Exclude the pictures, then repeat the remaining data exactly.
--- Begin Dataset section ---
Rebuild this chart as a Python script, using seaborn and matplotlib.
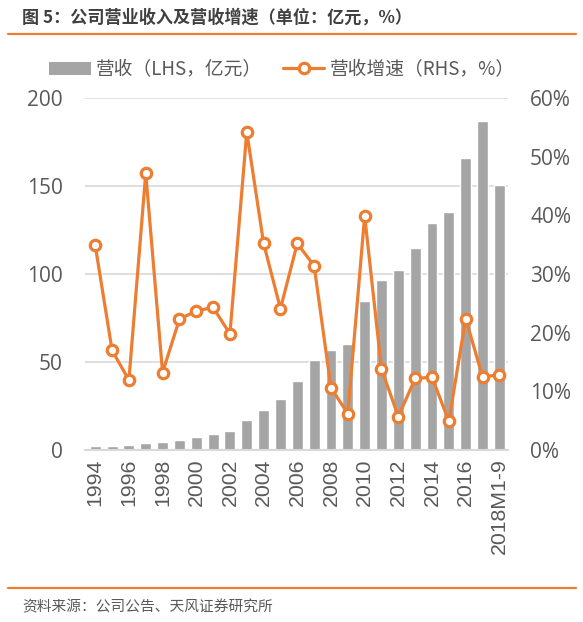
import numpy as np
import pandas as pd
import matplotlib
matplotlib.use("Agg")
import matplotlib.pyplot as plt
import seaborn as sns
from matplotlib.ticker import FuncFormatter
from matplotlib.lines import Line2D
from matplotlib.patches import Patch

sns.set_style("white")
plt.rcParams["font.family"] = ["Noto Sans CJK SC", "DejaVu Sans"]
plt.rcParams["axes.unicode_minus"] = False

# 数据
years = [str(y) for y in range(1994, 2018)] + ["2018M1-9"]
revenue = [2.0, 2.3, 2.6, 4.2, 4.8, 5.7, 7.2, 9.0, 10.8, 17.0, 23.0, 28.8, 39.0,
           51.0, 56.8, 60.2, 84.7, 96.6, 102.0, 114.6, 129.0, 135.0, 166.0, 186.7, 150.7]
growth = [34.9, 17.0, 11.9, 47.2, 13.2, 22.3, 23.7, 24.3, 19.8, 54.2, 35.2, 24.1, 35.2,
          31.4, 10.6, 6.2, 39.9, 13.8, 5.7, 12.2, 12.4, 4.9, 22.4, 12.5, 12.8]
tick_labels = [y if i % 2 == 0 else "" for i, y in enumerate(years)]

df = pd.DataFrame({"年份": years, "营收": revenue, "增速": growth})

GRAY = "#A5A5A5"
ORANGE = "#ED7D31"
TXT = "#595959"

fig = plt.figure(figsize=(5.83, 6.22), dpi=100)
ax = fig.add_axes([0.146, 0.2765, 0.725, 0.566])

sns.barplot(data=df, x="年份", y="营收", color=GRAY, width=0.65, saturation=1, ax=ax)
ax.set_ylim(0, 200)
ax.set_yticks([0, 50, 100, 150, 200])
ax.yaxis.grid(True, color="#D9D9D9", linewidth=1.2)
ax.set_axisbelow(True)
for s in ["top", "right", "left"]:
    ax.spines[s].set_visible(False)
ax.spines["bottom"].set_color("#D9D9D9")
ax.spines["bottom"].set_linewidth(1.5)
ax.set_xlabel("")
ax.set_ylabel("")
ax.set_xticks(range(len(years)))
ax.set_xticklabels(tick_labels, rotation=90, fontsize=15.3, color=TXT, family="Liberation Sans")
ax.tick_params(axis="x", length=0, pad=6)
ax.tick_params(axis="y", length=0, pad=16)
for lb in ax.get_yticklabels():
    lb.set_family("Open Sans")
    lb.set_fontsize(15)
    lb.set_color(TXT)

ax2 = ax.twinx()
sns.lineplot(x=np.arange(len(years)), y=growth, color=ORANGE, linewidth=2.3,
             marker="o", markersize=7.5, markerfacecolor="white",
             markeredgecolor=ORANGE, markeredgewidth=2.3, ax=ax2)
ax2.set_ylim(0, 60)
ax2.set_yticks([0, 10, 20, 30, 40, 50, 60])
ax2.yaxis.set_major_formatter(FuncFormatter(lambda v, p: f"{int(v)}%"))
for s in ["top", "right", "left", "bottom"]:
    ax2.spines[s].set_visible(False)
ax2.tick_params(axis="y", length=0, pad=16)
for lb in ax2.get_yticklabels():
    lb.set_family("Open Sans")
    lb.set_fontsize(15)
    lb.set_color(TXT)
ax.set_xlim(-0.6, len(years) - 0.5)

# 图例
handles = [Patch(facecolor=GRAY, edgecolor="none"),
           Line2D([0], [0], color=ORANGE, linewidth=2.3, marker="o", markersize=7.5,
                  markerfacecolor="white", markeredgecolor=ORANGE, markeredgewidth=2.3)]
leg = fig.legend(handles, ["营收（LHS，亿元）", "营收增速（RHS，%）"], loc="center",
                 bbox_to_anchor=(0.484, 0.888), ncol=2, frameon=False, fontsize=13.5,
                 handlelength=2.2, handleheight=0.75, handletextpad=0.3, columnspacing=1.1,
                 borderpad=0, borderaxespad=0)
for t in leg.get_texts():
    t.set_color(TXT)

# 标题与来源
fig.text(0.038, 0.971, "图 5：公司营业收入及营收增速（单位：亿元，%）", fontsize=12.3,
         fontweight="bold", color="#404040", va="center", ha="left")
fig.add_artist(Line2D([0.014, 0.988], [0.945, 0.945], color=ORANGE, linewidth=1.6))
fig.add_artist(Line2D([0.014, 0.988], [0.0547, 0.0547], color=ORANGE, linewidth=1.6))
fig.text(0.038, 0.024, "资料来源：公司公告、天风证券研究所", fontsize=10.6, color=TXT,
         va="center", ha="left")

fig.savefig("out.png", dpi=100)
--- End Dataset section ---
• Exercise output:
Rebuild this chart as a Python script, using seaborn and matplotlib.
import numpy as np
import pandas as pd
import matplotlib
matplotlib.use("Agg")
import matplotlib.pyplot as plt
import seaborn as sns
from matplotlib.ticker import FuncFormatter
from matplotlib.lines import Line2D
from matplotlib.patches import Patch

sns.set_style("white")
plt.rcParams["font.family"] = ["Noto Sans CJK SC", "DejaVu Sans"]
plt.rcParams["axes.unicode_minus"] = False

# 数据
years = [str(y) for y in range(1994, 2018)] + ["2018M1-9"]
revenue = [2.0, 2.3, 2.6, 4.2, 4.8, 5.7, 7.2, 9.0, 10.8, 17.0, 23.0, 28.8, 39.0,
           51.0, 56.8, 60.2, 84.7, 96.6, 102.0, 114.6, 129.0, 135.0, 166.0, 186.7, 150.7]
growth = [34.9, 17.0, 11.9, 47.2, 13.2, 22.3, 23.7, 24.3, 19.8, 54.2, 35.2, 24.1, 35.2,
          31.4, 10.6, 6.2, 39.9, 13.8, 5.7, 12.2, 12.4, 4.9, 22.4, 12.5, 12.8]
tick_labels = [y if i % 2 == 0 else "" for i, y in enumerate(years)]

df = pd.DataFrame({"年份": years, "营收": revenue, "增速": growth})

GRAY = "#A5A5A5"
ORANGE = "#ED7D31"
TXT = "#595959"

fig = plt.figure(figsize=(5.83, 6.22), dpi=100)
ax = fig.add_axes([0.146, 0.2765, 0.725, 0.566])

sns.barplot(data=df, x="年份", y="营收", color=GRAY, width=0.65, saturation=1, ax=ax)
ax.set_ylim(0, 200)
ax.set_yticks([0, 50, 100, 150, 200])
ax.yaxis.grid(True, color="#D9D9D9", linewidth=1.2)
ax.set_axisbelow(True)
for s in ["top", "right", "left"]:
    ax.spines[s].set_visible(False)
ax.spines["bottom"].set_color("#D9D9D9")
ax.spines["bottom"].set_linewidth(1.5)
ax.set_xlabel("")
ax.set_ylabel("")
ax.set_xticks(range(len(years)))
ax.set_xticklabels(tick_labels, rotation=90, fontsize=15.3, color=TXT, family="Liberation Sans")
ax.tick_params(axis="x", length=0, pad=6)
ax.tick_params(axis="y", length=0, pad=16)
for lb in ax.get_yticklabels():
    lb.set_family("Open Sans")
    lb.set_fontsize(15)
    lb.set_color(TXT)

ax2 = ax.twinx()
sns.lineplot(x=np.arange(len(years)), y=growth, color=ORANGE, linewidth=2.3,
             marker="o", markersize=7.5, markerfacecolor="white",
             markeredgecolor=ORANGE, markeredgewidth=2.3, ax=ax2)
ax2.set_ylim(0, 60)
ax2.set_yticks([0, 10, 20, 30, 40, 50, 60])
ax2.yaxis.set_major_formatter(FuncFormatter(lambda v, p: f"{int(v)}%"))
for s in ["top", "right", "left", "bottom"]:
    ax2.spines[s].set_visible(False)
ax2.tick_params(axis="y", length=0, pad=16)
for lb in ax2.get_yticklabels():
    lb.set_family("Open Sans")
    lb.set_fontsize(15)
    lb.set_color(TXT)
ax.set_xlim(-0.6, len(years) - 0.5)

# 图例
handles = [Patch(facecolor=GRAY, edgecolor="none"),
           Line2D([0], [0], color=ORANGE, linewidth=2.3, marker="o", markersize=7.5,
                  markerfacecolor="white", markeredgecolor=ORANGE, markeredgewidth=2.3)]
leg = fig.legend(handles, ["营收（LHS，亿元）", "营收增速（RHS，%）"], loc="center",
                 bbox_to_anchor=(0.484, 0.888), ncol=2, frameon=False, fontsize=13.5,
                 handlelength=2.2, handleheight=0.75, handletextpad=0.3, columnspacing=1.1,
                 borderpad=0, borderaxespad=0)
for t in leg.get_texts():
    t.set_color(TXT)

# 标题与来源
fig.text(0.038, 0.971, "图 5：公司营业收入及营收增速（单位：亿元，%）", fontsize=12.3,
         fontweight="bold", color="#404040", va="center", ha="left")
fig.add_artist(Line2D([0.014, 0.988], [0.945, 0.945], color=ORANGE, linewidth=1.6))
fig.add_artist(Line2D([0.014, 0.988], [0.0547, 0.0547], color=ORANGE, linewidth=1.6))
fig.text(0.038, 0.024, "资料来源：公司公告、天风证券研究所", fontsize=10.6, color=TXT,
         va="center", ha="left")

fig.savefig("out.png", dpi=100)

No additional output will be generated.